Problem requirements: Leave out the pictures and transcribe everything else exactly.

Data:
- - - - - - -

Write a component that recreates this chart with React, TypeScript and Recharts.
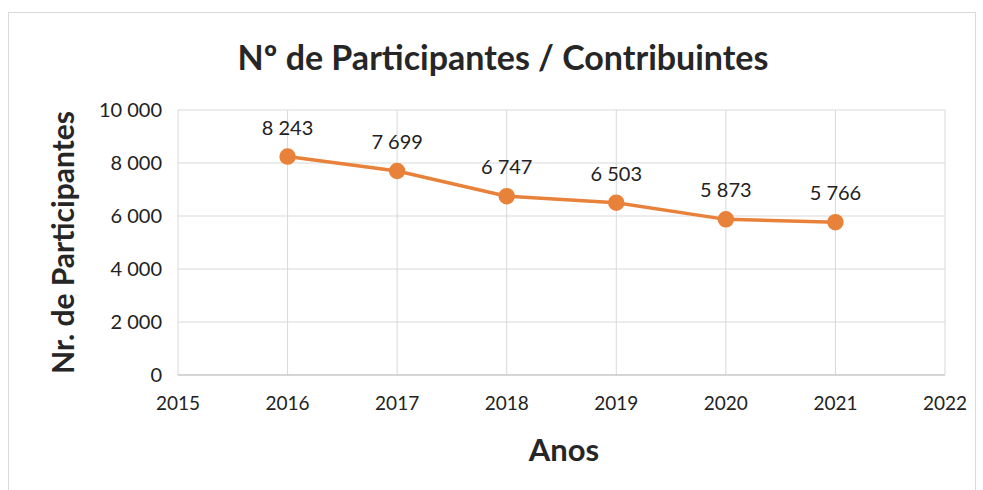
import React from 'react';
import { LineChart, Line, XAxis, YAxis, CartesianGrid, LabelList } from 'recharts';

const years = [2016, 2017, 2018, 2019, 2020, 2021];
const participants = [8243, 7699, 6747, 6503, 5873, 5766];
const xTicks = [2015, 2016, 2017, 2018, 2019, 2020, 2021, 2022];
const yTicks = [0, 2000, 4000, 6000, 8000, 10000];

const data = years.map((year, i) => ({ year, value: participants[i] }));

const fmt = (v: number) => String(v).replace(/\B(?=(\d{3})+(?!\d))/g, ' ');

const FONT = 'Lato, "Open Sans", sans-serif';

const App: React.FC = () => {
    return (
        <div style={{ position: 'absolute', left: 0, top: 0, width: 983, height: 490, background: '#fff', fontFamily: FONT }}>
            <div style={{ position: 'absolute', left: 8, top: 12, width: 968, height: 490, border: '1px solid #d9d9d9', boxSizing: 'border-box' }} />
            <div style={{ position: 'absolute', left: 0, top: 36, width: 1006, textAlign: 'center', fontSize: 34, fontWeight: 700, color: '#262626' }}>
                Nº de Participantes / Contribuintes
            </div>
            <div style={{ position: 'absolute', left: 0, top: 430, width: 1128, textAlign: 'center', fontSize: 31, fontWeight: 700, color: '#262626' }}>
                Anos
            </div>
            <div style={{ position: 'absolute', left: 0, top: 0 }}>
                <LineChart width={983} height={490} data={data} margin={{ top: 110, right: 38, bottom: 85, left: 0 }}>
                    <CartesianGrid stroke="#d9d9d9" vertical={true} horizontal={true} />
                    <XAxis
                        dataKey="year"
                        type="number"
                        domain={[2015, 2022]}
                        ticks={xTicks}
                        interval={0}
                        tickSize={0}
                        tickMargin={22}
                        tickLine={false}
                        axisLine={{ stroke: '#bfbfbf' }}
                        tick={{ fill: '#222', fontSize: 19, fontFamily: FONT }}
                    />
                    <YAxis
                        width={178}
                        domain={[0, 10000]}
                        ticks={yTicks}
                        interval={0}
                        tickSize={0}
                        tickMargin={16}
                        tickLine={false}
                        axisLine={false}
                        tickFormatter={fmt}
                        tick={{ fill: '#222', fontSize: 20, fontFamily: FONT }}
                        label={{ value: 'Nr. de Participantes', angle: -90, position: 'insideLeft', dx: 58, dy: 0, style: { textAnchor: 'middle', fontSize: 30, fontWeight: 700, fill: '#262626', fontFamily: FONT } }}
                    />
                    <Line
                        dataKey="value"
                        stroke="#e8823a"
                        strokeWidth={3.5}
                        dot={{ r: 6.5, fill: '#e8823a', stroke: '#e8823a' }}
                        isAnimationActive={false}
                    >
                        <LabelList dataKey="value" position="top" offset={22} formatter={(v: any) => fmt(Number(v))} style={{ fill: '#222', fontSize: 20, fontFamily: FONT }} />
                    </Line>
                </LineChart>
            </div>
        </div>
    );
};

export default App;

- - - - - - -

Final answer:
Write a component that recreates this chart with React, TypeScript and Recharts.
import React from 'react';
import { LineChart, Line, XAxis, YAxis, CartesianGrid, LabelList } from 'recharts';

const years = [2016, 2017, 2018, 2019, 2020, 2021];
const participants = [8243, 7699, 6747, 6503, 5873, 5766];
const xTicks = [2015, 2016, 2017, 2018, 2019, 2020, 2021, 2022];
const yTicks = [0, 2000, 4000, 6000, 8000, 10000];

const data = years.map((year, i) => ({ year, value: participants[i] }));

const fmt = (v: number) => String(v).replace(/\B(?=(\d{3})+(?!\d))/g, ' ');

const FONT = 'Lato, "Open Sans", sans-serif';

const App: React.FC = () => {
    return (
        <div style={{ position: 'absolute', left: 0, top: 0, width: 983, height: 490, background: '#fff', fontFamily: FONT }}>
            <div style={{ position: 'absolute', left: 8, top: 12, width: 968, height: 490, border: '1px solid #d9d9d9', boxSizing: 'border-box' }} />
            <div style={{ position: 'absolute', left: 0, top: 36, width: 1006, textAlign: 'center', fontSize: 34, fontWeight: 700, color: '#262626' }}>
                Nº de Participantes / Contribuintes
            </div>
            <div style={{ position: 'absolute', left: 0, top: 430, width: 1128, textAlign: 'center', fontSize: 31, fontWeight: 700, color: '#262626' }}>
                Anos
            </div>
            <div style={{ position: 'absolute', left: 0, top: 0 }}>
                <LineChart width={983} height={490} data={data} margin={{ top: 110, right: 38, bottom: 85, left: 0 }}>
                    <CartesianGrid stroke="#d9d9d9" vertical={true} horizontal={true} />
                    <XAxis
                        dataKey="year"
                        type="number"
                        domain={[2015, 2022]}
                        ticks={xTicks}
                        interval={0}
                        tickSize={0}
                        tickMargin={22}
                        tickLine={false}
                        axisLine={{ stroke: '#bfbfbf' }}
                        tick={{ fill: '#222', fontSize: 19, fontFamily: FONT }}
                    />
                    <YAxis
                        width={178}
                        domain={[0, 10000]}
                        ticks={yTicks}
                        interval={0}
                        tickSize={0}
                        tickMargin={16}
                        tickLine={false}
                        axisLine={false}
                        tickFormatter={fmt}
                        tick={{ fill: '#222', fontSize: 20, fontFamily: FONT }}
                        label={{ value: 'Nr. de Participantes', angle: -90, position: 'insideLeft', dx: 58, dy: 0, style: { textAnchor: 'middle', fontSize: 30, fontWeight: 700, fill: '#262626', fontFamily: FONT } }}
                    />
                    <Line
                        dataKey="value"
                        stroke="#e8823a"
                        strokeWidth={3.5}
                        dot={{ r: 6.5, fill: '#e8823a', stroke: '#e8823a' }}
                        isAnimationActive={false}
                    >
                        <LabelList dataKey="value" position="top" offset={22} formatter={(v: any) => fmt(Number(v))} style={{ fill: '#222', fontSize: 20, fontFamily: FONT }} />
                    </Line>
                </LineChart>
            </div>
        </div>
    );
};

export default App;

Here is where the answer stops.